Building a Strategic Alliance Down Under

August 30, 2012 //

We are at the EMC program privileged to be working with the Business School of the University of Technology, Sydney (“UTS”) in helping develop an experiential learning model similar, but clearly not identical to, that which we have had in place at Temple for more than a decade. We are utilizing as our learning platform for a select group of Australian MBA students three strategic consulting engagements where we are committed to producing “professional grade” results for real enterprises.

We are in this new setting for our model finding again that “live” changes everything about learning business, and for the better. Case studies are an invaluable methodology for learning theory, but that is a process that will always remain incomplete until the consolidation that can only happen with carefully guided application to a real business problem takes place. We are the MBA already “rethought.”

The faculty fortunate enough to be involved in this highly collaborative effort with UTS are themselves learning from the “application” experience as respects the realities of crafting a successful strategic alliance. We know from this experience that the critical elements of actually making a partnership work include:

A shared vision, strongly held.

We both view the development of solid professional skills, in a business setting, as a mission that should be given primacy in MBA programs. Many of these skills develop best through structured interaction with a consulting client, guided by an experienced, “been there, done that” faculty member with significant real world business experience. Would you want a doctor that had never completed a residency?

Our focus is on the mission and operational excellence.

This can only happen because of the alignment of views on what we are seeking to achieve; time and resources do not have to be “spent” on revisiting strategic objectives, as those were set during the comprehensive, mutual – discovery process that led to our partnership agreement. We are thus able to hold the students, project managers and all others involved in the program to a “professional grade” standard as respects program implementation; always the hardest part of any change process.

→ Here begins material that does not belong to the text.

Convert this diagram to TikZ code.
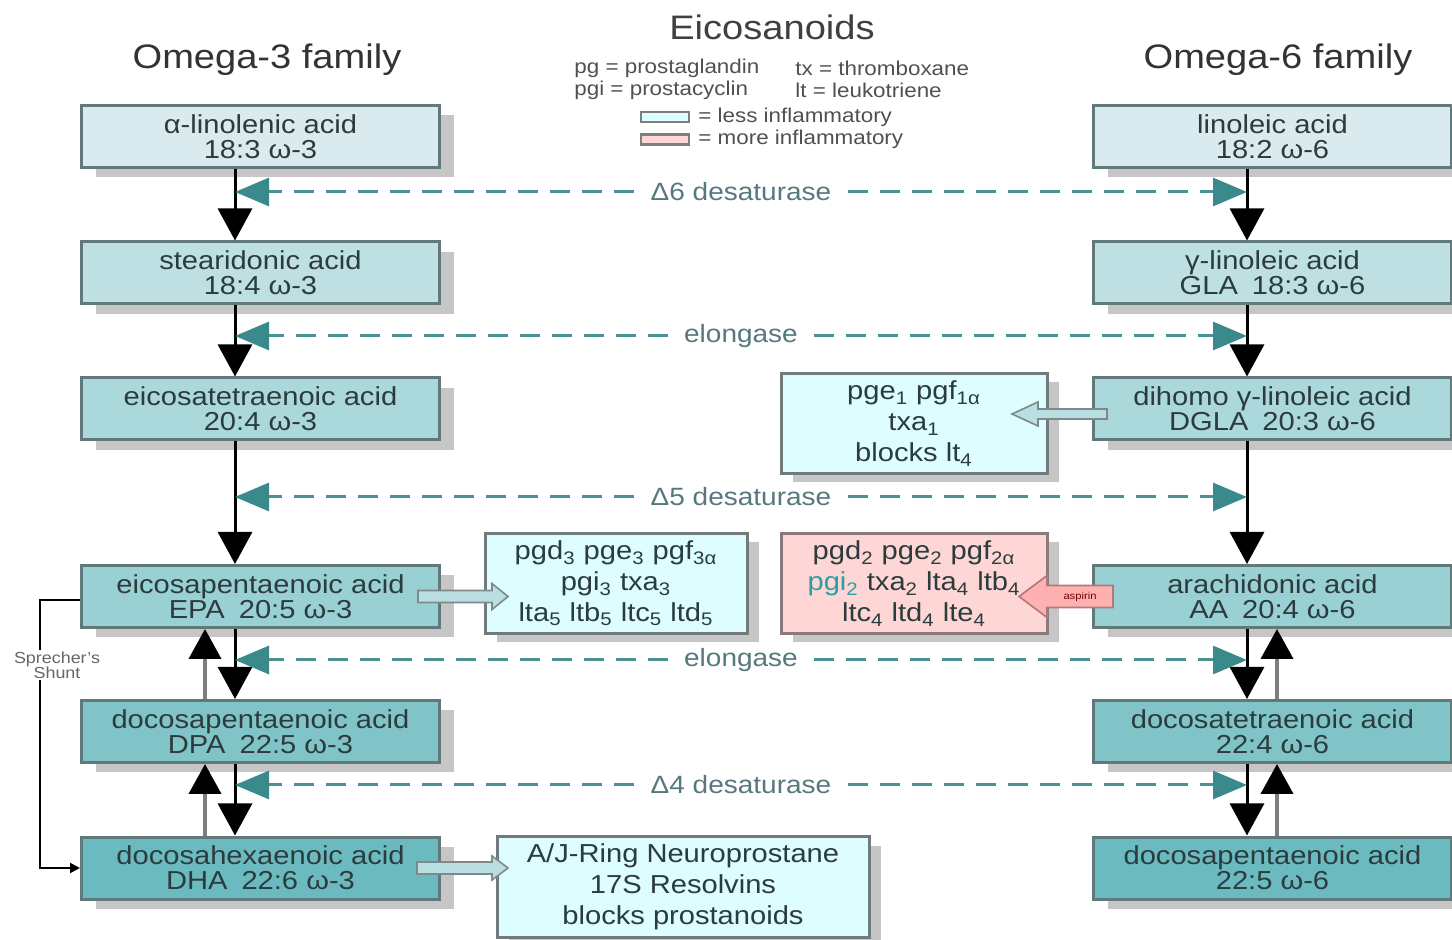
\documentclass[tikz,border=0pt]{standalone}
\usepackage{fontspec}
\setmainfont{Liberation Sans}[FakeStretch=1.12]
\usetikzlibrary{arrows.meta,shadows,calc}
\definecolor{c1}{HTML}{D9EBEE}
\definecolor{c2}{HTML}{BEE0E3}
\definecolor{c3}{HTML}{ABD8DB}
\definecolor{c4}{HTML}{99D0D4}
\definecolor{c5}{HTML}{80C4C8}
\definecolor{c6}{HTML}{6ABABF}
\definecolor{bordc}{HTML}{62797B}
\definecolor{shadowc}{HTML}{C6C6C6}
\definecolor{boxtext}{HTML}{2C3C3E}
\definecolor{sidefill}{HTML}{DDFDFE}
\definecolor{sidebord}{HTML}{717B7B}
\definecolor{pinkfill}{HTML}{FFD6D6}
\definecolor{pinkbord}{HTML}{8A7A7A}
\definecolor{pgiteal}{HTML}{2AA0A2}
\definecolor{enzc}{HTML}{56797D}
\definecolor{dashc}{HTML}{4A9296}
\definecolor{tipteal}{HTML}{3A8A8C}
\definecolor{upgray}{HTML}{7E7E7E}
\definecolor{fatfill}{HTML}{B9DFE2}
\definecolor{fatbord}{HTML}{7E8A8A}
\definecolor{aspfill}{HTML}{FFB0B0}
\definecolor{aspbord}{HTML}{B07878}
\definecolor{legc}{HTML}{505050}
\begin{document}
\begin{tikzpicture}[x=0.5pt,y=-0.5pt,
  box/.style={draw=bordc, line width=1.5pt, minimum width=179pt, minimum height=31pt,
    inner sep=0pt, align=center, font=\fontsize{13}{12.5}\selectfont, text=boxtext,
    drop shadow={shadow xshift=7pt, shadow yshift=-5pt, fill=shadowc, opacity=1}},
  side/.style={draw=sidebord, line width=1.5pt, fill=sidefill, minimum height=50pt,
    inner sep=0pt, align=center, font=\fontsize{13}{15.5}\selectfont, text=boxtext,
    drop shadow={shadow xshift=6pt, shadow yshift=-4.5pt, fill=shadowc, opacity=1}},
  downarr/.style={line width=1.5pt, -{Triangle[length=16pt,width=17pt]}},
  uparr/.style={draw=upgray, line width=2pt, -{Triangle[length=15pt,width=16pt,color=black]}},
  enz/.style={fill=white, inner xsep=8pt, inner ysep=1pt, font=\fontsize{12.5}{12.5}\selectfont, text=enzc},
  dasharr/.style={draw=dashc, line width=1.5pt, dash pattern=on 10pt off 6pt,
    -{Triangle[length=17pt,width=14pt,color=tipteal]}},
  fatb/.style={draw=fatbord, line width=0.8pt, fill=fatfill},
  leg/.style={inner sep=0pt, font=\fontsize{10}{10}\selectfont, text=legc},
  swatch/.style={draw=upgray, line width=1.1pt, minimum width=24pt, minimum height=5pt, inner sep=0pt},
  shunt/.style={line width=1pt, -{Triangle[length=5pt,width=5pt]}}
]
\useasboundingbox (0,0) rectangle (1452,940);

% titles
\node[text=black!75, font=\fontsize{17}{17}\selectfont] (title) at (772,27) {Eicosanoids};
\node[text=black!80, font=\fontsize{17}{17}\selectfont] (om3) at (267,60) {Omega-3 family};
\node[text=black!80, font=\fontsize{17}{17}\selectfont] (om6) at (1278,60) {Omega-6 family};

% legend
\node[leg, anchor=west] (lg1) at (574,68) {pg = prostaglandin};
\node[leg, anchor=west] (lg2) at (795,68) {tx = thromboxane};
\node[leg, anchor=west] (lg3) at (574,90) {pgi = prostacyclin};
\node[leg, anchor=west] (lg4) at (795,90) {lt = leukotriene};
\node[swatch, fill=sidefill] (sw1) at (665,117) {};
\node[leg, anchor=west] (lg5) at (698,117) {= less inflammatory};
\node[swatch, fill=pinkfill] (sw2) at (665,139.5) {};
\node[leg, anchor=west] (lg6) at (698,139.5) {= more inflammatory};

% omega-3 column
\node[box, fill=c1] (L1) at (260.5,136.5) {α-linolenic acid\\18:3 ω-3};
\node[box, fill=c2] (L2) at (260.5,273) {stearidonic acid\\18:4 ω-3};
\node[box, fill=c3] (L3) at (260.5,409) {eicosatetraenoic acid\\20:4 ω-3};
\node[box, fill=c4] (L4) at (260.5,596.5) {eicosapentaenoic acid\\EPA\hspace{7pt}20:5 ω-3};
\node[box, fill=c5] (L5) at (260.5,731.5) {docosapentaenoic acid\\DPA\hspace{7pt}22:5 ω-3};
\node[box, fill=c6] (L6) at (260.5,868) {docosahexaenoic acid\\DHA\hspace{7pt}22:6 ω-3};

% omega-6 column
\node[box, fill=c1] (R1) at (1272.5,136.5) {linoleic acid\\18:2 ω-6};
\node[box, fill=c2] (R2) at (1272.5,273) {γ-linoleic acid\\GLA\hspace{7pt}18:3 ω-6};
\node[box, fill=c3] (R3) at (1272.5,409) {dihomo γ-linoleic acid\\DGLA\hspace{7pt}20:3 ω-6};
\node[box, fill=c4] (R4) at (1272.5,596.5) {arachidonic acid\\AA\hspace{7pt}20:4 ω-6};
\node[box, fill=c5] (R5) at (1272.5,731.5) {docosatetraenoic acid\\22:4 ω-6};
\node[box, fill=c6] (R6) at (1272.5,868) {docosapentaenoic acid\\22:5 ω-6};

% side boxes
\node[side, minimum width=133pt] (S1) at (914,423.5)
  {pge\textsubscript{1} pgf\textsubscript{1α}\\txa\textsubscript{1}\\blocks lt\textsubscript{4}};
\node[side, minimum width=131pt] (S2) at (616,583.5)
  {pgd\textsubscript{3} pge\textsubscript{3} pgf\textsubscript{3α}\\pgi\textsubscript{3} txa\textsubscript{3}\\lta\textsubscript{5} ltb\textsubscript{5} ltc\textsubscript{5} ltd\textsubscript{5}};
\node[side, minimum width=133pt, fill=pinkfill, draw=pinkbord] (S3) at (914,583.5)
  {pgd\textsubscript{2} pge\textsubscript{2} pgf\textsubscript{2α}\\\textcolor{pgiteal}{pgi\textsubscript{2}} txa\textsubscript{2} lta\textsubscript{4} ltb\textsubscript{4}\\ltc\textsubscript{4} ltd\textsubscript{4} lte\textsubscript{4}};
\node[side, minimum width=186pt, minimum height=50.5pt] (S4) at (683,887)
  {A/J-Ring Neuroprostane\\17S Resolvins\\blocks prostanoids};

% column coordinates
\coordinate (cL) at (235,0);
\coordinate (uL) at (205,0);
\coordinate (cR) at (1247,0);
\coordinate (uR) at (1277,0);
\coordinate (shx) at (40,0);

% main down arrows
\foreach \a/\b in {1/2,2/3,3/4,4/5,5/6}{
  \draw[downarr] (L\a.south -| cL) -- (L\b.north -| cL);
  \draw[downarr] (R\a.south -| cR) -- (R\b.north -| cR);
}
% reverse (up) arrows
\draw[uparr] (L5.north -| uL) -- (L4.south -| uL);
\draw[uparr] (L6.north -| uL) -- (L5.south -| uL);
\draw[uparr] (R5.north -| uR) -- (R4.south -| uR);
\draw[uparr] (R6.north -| uR) -- (R5.south -| uR);

% enzymes
\node[enz] (e1) at (741,192) {Δ6 desaturase};
\node[enz] (e2) at (741,336) {elongase};
\node[enz] (e3) at (741,497) {Δ5 desaturase};
\node[enz] (e4) at (741,660) {elongase};
\node[enz] (e5) at (741,785) {Δ4 desaturase};
\foreach \e in {e1,e2,e3,e4,e5}{
  \draw[dasharr] (\e) -- (\e -| cL);
  \draw[dasharr] (\e) -- (\e -| cR);
}

% fat arrows
\draw[fatb] ($(L4.east)+(-23,-6)$) -- ++(74,0) -- ++(0,-7) -- ++(16,13) -- ++(-16,13) -- ++(0,-7) -- ++(-74,0) -- cycle;
\draw[fatb] ($(L6.east)+(-24,-6)$) -- ++(75,0) -- ++(0,-6) -- ++(16,12) -- ++(-16,12) -- ++(0,-6) -- ++(-75,0) -- cycle;
\draw[fatb] ($(R3.west)+(15,0)$) -- ++(-69,0) -- ++(0,-7) -- ++(-26,12) -- ++(26,12) -- ++(0,-7) -- ++(69,0) -- cycle;
\draw[fatb, draw=aspbord, fill=aspfill] ($(R4.west)+(21,-11)$) -- ++(-66,0) -- ++(0,-10) -- ++(-28,21) -- ++(28,21) -- ++(0,-10) -- ++(66,0) -- cycle;
\node[inner sep=0pt, font=\fontsize{5}{5}\selectfont, text=black!55!red] (asp) at ($(R4.west)+(-12,0)$) {aspirin};

% Sprecher's shunt
\draw[shunt] ([yshift=-2pt]L4.west) -- ([yshift=-2pt]L4.west -| shx) -- (L6.west -| shx) -- (L6.west);
\node[fill=white, inner sep=1pt, align=center, font=\fontsize{8}{7.5}\selectfont, text=black!60] (spr) at (57,665) {Sprecher's\\Shunt};
\end{tikzpicture}
\end{document}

Neither party believes, “… the way we do things here works, so that is the way it should be done everywhere”; we each have much to learn from the other.

The UTS program in Australia will benefit from our learning curve on developing and running experiential learning models of this sort, and we have already benefited from the fresh insights and meaningful improvements that can only happen when bright, engaged people doing something new work hard to help make it better. Our program in Philadelphia is stronger because of what we are doing in Australia.

 

We both have “flesh in the game”, and interests align.

This is a major undertaking for both schools, it has garnered significant attention both internally and externally, there would be a “cost” in not succeeding that has little to do with money, and is all about assets that are far more important to us both, reputation and brand.

We like each other.

At its roots, a strategic alliance is first and foremost a social network. We work well together because we enjoy doing so; there is a striking and palpable similarity of cultures between UTS and Temple. In our market entry analysis we explored the possibility of working with any number of universities in Australia. That the “fit” with UTS was particularly good could not have been any more obvious. These “soft”, often ill-defined assets are usually at the very heart of differentiating the partnerships in business that work and those that do not.

 

Our goal is to build a global consortium of MBA programs around the world incorporating an experiential learning experience as their capstone program. We could not be any prouder and happier than to have started that larger undertaking in partnership with UTS.